Warum die Griechen einander schamlos auslachten
Lüsterner Hahn und dummer Esel: Abwertende Tiervergleiche haben eine lange Tradition.

Dumme Esel, diebische Affen und lüsterne Hähne – mit Tierkarikaturen aus Terrakotta drückten die Menschen der Antike ihre Geringschätzung für gewisse Personen aus. Die Archäologin Simone Voegtle von der Universität Bern erforscht, welche Weltanschauung hinter dieser Art von Humor steckte.
Ein Relief auf einer antiken Lampe zeigt einen Lehrer mit Eselskopf, der vor einer Klasse voller Affen steht. Für Voegtle illustriert dieses Beispiel deutlich, wie die alten Römer und Griechen Tierkarikaturen einsetzten: Der Berufsstand der Lehrer hatte einen tiefen sozialen Status und wurde mit Spott auf Distanz gehalten.
Wie im heutigen Sprachgebrauch stand auch im alten Rom der Esel für Dummheit. Die Tierfigur habe etwas dargestellt, was man nicht habe sein wollen, erklärte Voegtle in einem Bericht des «Unipress»-Magazins der Universität Bern. Diese Art von humoristischen Darstellungen sei stets abwertend eingesetzt worden – Auslachen war bei den Römern erlaubt.
Die Bedeutung der verschiedenen Tierfiguren ist überliefert, etwa durch physiognomische Schriften, in denen aus tierähnlichen Körpermerkmalen auf den Charakter von Menschen geschlossen wird, aber auch durch Schimpfwörter oder Fabeln.
Lüsterner Hahn aus dem Tessin
So wurde zum Beispiel im Tessin ein Terrakotta-Hahn mit Männergesicht gefunden. Der Hahn war ein gängiges Symbol für Lüsternheit – die Karikatur stellte offenbar einen besonders frivolen oder triebhaften Mann dar. Eine soziale Zuordnung sei bei der Hahnkarikatur nicht möglich, sagte Voegtle, da keine weiteren Fundstücke mit ihr zusammen gefunden worden seien.
Klar sind hingegen die sozialen Grenzen bei der Tonfigur von einer Münzstube mit einem Geldwechsler in Affengestalt: Dieser Beruf wurde im Römischen Reich von niederen Beamten oder gar ehemaligen Sklaven ausgeübt. Der tierische Vergleich offenbare, dass Geldwechsler in der Wahrnehmung der Römer nicht besser als Affen gewesen seien, die ihnen Dinge stibitzt hätten, sagte Voegtle.
«Lachen als Mittel zur Ausgrenzung»
Die witzigen Figürchen hatten eine klare soziale Funktion, glaubt Voegtle. «Lachen war in erster Linie ein Mittel zur Ausgrenzung», erklärte sie in dem Bericht. Indem sich die alten Römer über andere lustig machten, schufen sie sich selbst eine Identität und markierten ihren Platz in der Gesellschaft.

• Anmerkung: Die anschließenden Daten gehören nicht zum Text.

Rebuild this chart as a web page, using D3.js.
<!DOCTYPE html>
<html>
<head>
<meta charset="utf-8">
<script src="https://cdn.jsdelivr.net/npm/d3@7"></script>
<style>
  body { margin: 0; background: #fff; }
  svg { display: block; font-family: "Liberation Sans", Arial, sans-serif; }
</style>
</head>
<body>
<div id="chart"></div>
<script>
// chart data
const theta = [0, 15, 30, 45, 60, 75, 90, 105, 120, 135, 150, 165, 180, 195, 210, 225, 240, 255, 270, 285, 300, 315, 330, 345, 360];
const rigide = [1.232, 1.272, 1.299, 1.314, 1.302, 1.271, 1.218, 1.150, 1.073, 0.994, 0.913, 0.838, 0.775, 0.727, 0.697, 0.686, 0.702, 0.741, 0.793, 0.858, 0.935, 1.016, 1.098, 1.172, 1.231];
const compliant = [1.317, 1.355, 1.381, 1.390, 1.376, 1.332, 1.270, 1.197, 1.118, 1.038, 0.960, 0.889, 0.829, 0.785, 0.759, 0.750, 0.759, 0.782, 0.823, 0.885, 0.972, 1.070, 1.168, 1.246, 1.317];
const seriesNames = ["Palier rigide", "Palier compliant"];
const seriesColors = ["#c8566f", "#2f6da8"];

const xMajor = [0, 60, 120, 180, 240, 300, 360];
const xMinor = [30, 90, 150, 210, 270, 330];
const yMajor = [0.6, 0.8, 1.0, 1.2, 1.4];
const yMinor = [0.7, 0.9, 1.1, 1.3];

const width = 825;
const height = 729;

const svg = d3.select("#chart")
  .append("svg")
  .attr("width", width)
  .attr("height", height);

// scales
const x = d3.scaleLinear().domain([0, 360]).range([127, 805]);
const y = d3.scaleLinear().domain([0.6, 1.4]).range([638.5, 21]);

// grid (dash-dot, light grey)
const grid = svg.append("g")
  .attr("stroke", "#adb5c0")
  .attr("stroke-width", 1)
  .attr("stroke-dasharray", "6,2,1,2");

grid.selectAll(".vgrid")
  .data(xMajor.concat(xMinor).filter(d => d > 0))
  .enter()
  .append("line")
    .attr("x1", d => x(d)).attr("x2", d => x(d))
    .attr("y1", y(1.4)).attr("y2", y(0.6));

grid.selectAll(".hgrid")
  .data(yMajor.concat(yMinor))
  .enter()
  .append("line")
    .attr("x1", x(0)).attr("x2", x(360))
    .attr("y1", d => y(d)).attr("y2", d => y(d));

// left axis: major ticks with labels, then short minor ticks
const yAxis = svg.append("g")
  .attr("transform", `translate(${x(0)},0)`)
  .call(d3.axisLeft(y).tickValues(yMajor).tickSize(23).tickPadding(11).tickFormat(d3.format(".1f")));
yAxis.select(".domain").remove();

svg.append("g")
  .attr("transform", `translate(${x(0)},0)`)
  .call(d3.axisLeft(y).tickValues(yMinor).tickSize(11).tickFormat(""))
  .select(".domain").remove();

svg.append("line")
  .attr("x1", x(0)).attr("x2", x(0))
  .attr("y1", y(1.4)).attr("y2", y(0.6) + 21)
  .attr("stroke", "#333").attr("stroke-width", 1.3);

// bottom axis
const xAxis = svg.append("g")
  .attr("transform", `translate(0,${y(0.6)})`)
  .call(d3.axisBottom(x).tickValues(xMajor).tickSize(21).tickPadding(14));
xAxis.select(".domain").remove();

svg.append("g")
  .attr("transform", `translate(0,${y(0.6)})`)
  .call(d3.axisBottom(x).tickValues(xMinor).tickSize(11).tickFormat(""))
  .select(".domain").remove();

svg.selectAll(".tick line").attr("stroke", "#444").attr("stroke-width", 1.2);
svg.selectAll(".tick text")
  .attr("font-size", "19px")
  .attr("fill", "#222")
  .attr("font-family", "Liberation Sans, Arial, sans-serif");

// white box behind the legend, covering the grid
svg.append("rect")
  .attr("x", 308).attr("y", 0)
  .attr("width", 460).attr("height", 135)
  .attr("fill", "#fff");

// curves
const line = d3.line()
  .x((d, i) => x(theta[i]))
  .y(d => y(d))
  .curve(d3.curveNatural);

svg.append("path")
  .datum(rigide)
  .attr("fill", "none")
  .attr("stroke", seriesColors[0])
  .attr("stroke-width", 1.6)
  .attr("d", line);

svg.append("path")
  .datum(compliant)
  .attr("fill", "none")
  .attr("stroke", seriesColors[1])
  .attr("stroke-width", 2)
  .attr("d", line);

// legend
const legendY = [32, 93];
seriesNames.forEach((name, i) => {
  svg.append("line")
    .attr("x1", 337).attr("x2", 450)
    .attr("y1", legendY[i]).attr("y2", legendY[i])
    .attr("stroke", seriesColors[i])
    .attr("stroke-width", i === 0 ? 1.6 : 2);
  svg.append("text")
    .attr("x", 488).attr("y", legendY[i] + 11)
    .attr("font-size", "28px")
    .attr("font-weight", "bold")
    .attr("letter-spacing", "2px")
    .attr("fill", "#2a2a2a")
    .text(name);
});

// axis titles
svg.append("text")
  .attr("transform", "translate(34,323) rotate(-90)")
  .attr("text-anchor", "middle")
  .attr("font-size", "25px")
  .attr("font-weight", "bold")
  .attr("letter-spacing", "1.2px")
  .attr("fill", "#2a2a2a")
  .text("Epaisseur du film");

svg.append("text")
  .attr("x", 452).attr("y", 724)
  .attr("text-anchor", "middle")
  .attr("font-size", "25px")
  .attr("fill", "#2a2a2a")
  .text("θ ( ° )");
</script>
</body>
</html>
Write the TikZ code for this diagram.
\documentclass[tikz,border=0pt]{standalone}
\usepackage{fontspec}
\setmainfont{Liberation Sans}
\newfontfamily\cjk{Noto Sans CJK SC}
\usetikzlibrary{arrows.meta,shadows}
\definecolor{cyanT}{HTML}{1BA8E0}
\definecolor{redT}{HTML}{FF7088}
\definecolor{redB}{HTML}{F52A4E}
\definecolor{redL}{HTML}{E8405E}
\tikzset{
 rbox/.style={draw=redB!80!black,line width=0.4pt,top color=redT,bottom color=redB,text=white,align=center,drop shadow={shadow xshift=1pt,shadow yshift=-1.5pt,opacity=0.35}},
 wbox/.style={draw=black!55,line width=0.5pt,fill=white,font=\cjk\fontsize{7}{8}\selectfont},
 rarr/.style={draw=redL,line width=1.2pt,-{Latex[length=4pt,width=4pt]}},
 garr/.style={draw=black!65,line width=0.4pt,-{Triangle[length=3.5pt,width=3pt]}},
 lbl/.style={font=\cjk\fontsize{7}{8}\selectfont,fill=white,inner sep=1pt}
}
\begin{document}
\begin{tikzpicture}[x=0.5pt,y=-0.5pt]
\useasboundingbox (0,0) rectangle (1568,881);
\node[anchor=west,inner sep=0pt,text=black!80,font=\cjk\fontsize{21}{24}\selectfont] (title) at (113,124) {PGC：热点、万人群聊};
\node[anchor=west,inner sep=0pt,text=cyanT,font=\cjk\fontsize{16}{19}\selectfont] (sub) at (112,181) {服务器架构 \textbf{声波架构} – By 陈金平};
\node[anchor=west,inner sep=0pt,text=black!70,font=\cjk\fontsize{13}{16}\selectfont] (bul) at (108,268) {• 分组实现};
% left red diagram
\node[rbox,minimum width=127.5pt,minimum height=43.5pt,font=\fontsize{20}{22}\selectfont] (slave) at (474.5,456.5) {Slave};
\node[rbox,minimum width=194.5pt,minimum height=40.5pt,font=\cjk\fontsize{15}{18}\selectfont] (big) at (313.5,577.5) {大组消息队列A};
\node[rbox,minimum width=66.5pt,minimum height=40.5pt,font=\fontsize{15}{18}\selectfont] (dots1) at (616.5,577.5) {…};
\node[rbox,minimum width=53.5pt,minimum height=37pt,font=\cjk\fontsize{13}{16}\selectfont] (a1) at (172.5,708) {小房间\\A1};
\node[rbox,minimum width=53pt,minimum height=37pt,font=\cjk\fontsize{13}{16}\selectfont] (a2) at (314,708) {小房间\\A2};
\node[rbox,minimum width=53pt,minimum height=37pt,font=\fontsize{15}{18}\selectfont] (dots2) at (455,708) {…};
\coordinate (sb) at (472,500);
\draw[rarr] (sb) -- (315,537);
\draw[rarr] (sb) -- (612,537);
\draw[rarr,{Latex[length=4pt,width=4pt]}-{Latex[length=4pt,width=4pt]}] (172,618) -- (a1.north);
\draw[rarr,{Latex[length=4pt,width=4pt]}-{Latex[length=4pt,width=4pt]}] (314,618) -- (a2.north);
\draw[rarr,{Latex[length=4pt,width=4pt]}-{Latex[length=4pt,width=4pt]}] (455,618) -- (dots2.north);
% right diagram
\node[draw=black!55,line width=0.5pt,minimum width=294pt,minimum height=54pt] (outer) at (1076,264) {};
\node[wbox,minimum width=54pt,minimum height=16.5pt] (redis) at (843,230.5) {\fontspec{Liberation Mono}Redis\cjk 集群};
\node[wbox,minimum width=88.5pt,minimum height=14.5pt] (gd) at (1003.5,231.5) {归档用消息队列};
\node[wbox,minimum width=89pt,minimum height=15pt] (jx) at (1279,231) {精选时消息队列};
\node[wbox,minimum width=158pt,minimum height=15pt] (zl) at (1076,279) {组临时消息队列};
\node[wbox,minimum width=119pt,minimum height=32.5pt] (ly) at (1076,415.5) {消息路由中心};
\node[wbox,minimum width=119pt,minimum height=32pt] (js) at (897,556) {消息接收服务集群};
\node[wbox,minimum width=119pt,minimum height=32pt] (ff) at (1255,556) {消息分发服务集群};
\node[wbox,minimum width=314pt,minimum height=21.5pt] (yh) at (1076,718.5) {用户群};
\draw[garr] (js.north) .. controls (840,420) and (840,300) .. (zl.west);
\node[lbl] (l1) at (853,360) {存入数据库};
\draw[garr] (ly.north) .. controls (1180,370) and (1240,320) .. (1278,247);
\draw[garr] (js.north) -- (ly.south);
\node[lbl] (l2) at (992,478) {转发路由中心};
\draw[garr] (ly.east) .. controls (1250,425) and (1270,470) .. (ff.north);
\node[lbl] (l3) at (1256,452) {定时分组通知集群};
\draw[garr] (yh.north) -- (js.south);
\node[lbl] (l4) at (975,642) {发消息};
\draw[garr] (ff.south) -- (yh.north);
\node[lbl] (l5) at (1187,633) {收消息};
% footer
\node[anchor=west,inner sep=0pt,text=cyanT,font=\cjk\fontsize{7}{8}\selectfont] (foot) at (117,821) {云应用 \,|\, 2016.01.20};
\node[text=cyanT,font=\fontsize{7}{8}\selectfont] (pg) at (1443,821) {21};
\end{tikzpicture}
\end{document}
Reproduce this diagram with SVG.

Laut der Archäologin ist das kein Wunder. Denn in der Zeit zwischen 300 vor bis 300 nach Christus wurden in Europa die Reichen immer zahlreicher, Völker vermischten sich, und die Gesellschaft fiel auseinander. Das Auslachen anderer war eine Strategie der Leute, sich in dieser quasi globalisierten Welt ihren Platz zu sichern.
Dazu dienten manchmal auch Tiervergleiche. Besonders weitverbreitet seien die Tierkarikaturen nicht gewesen, es sei eher ein kulturelles Randphänomen gewesen. Immerhin haben Archäologen tierische Spottbilder in praktisch allen Regionen Europas gefunden.
Schamlos verspotten
Mit dem heutigen Humor in der westlichen Welt liessen sich die römischen Tierkarikaturen nicht vergleichen, sagte Voegtle. Während Karikaturen heute oft Momentaufnahmen von Ereignissen oder Personen zeigten oder auch auf Missstände aufmerksam machten, sei die Abgrenzung im alten Rom im Vordergrund gestanden.
Die gesellschaftliche Bedeutung des Lachens sei damals anders gewesen als heute, sagte die Archäologin. Auslachen gilt bei uns als verwerflich. «Aber die alten Römer verspotteten einander schamlos.»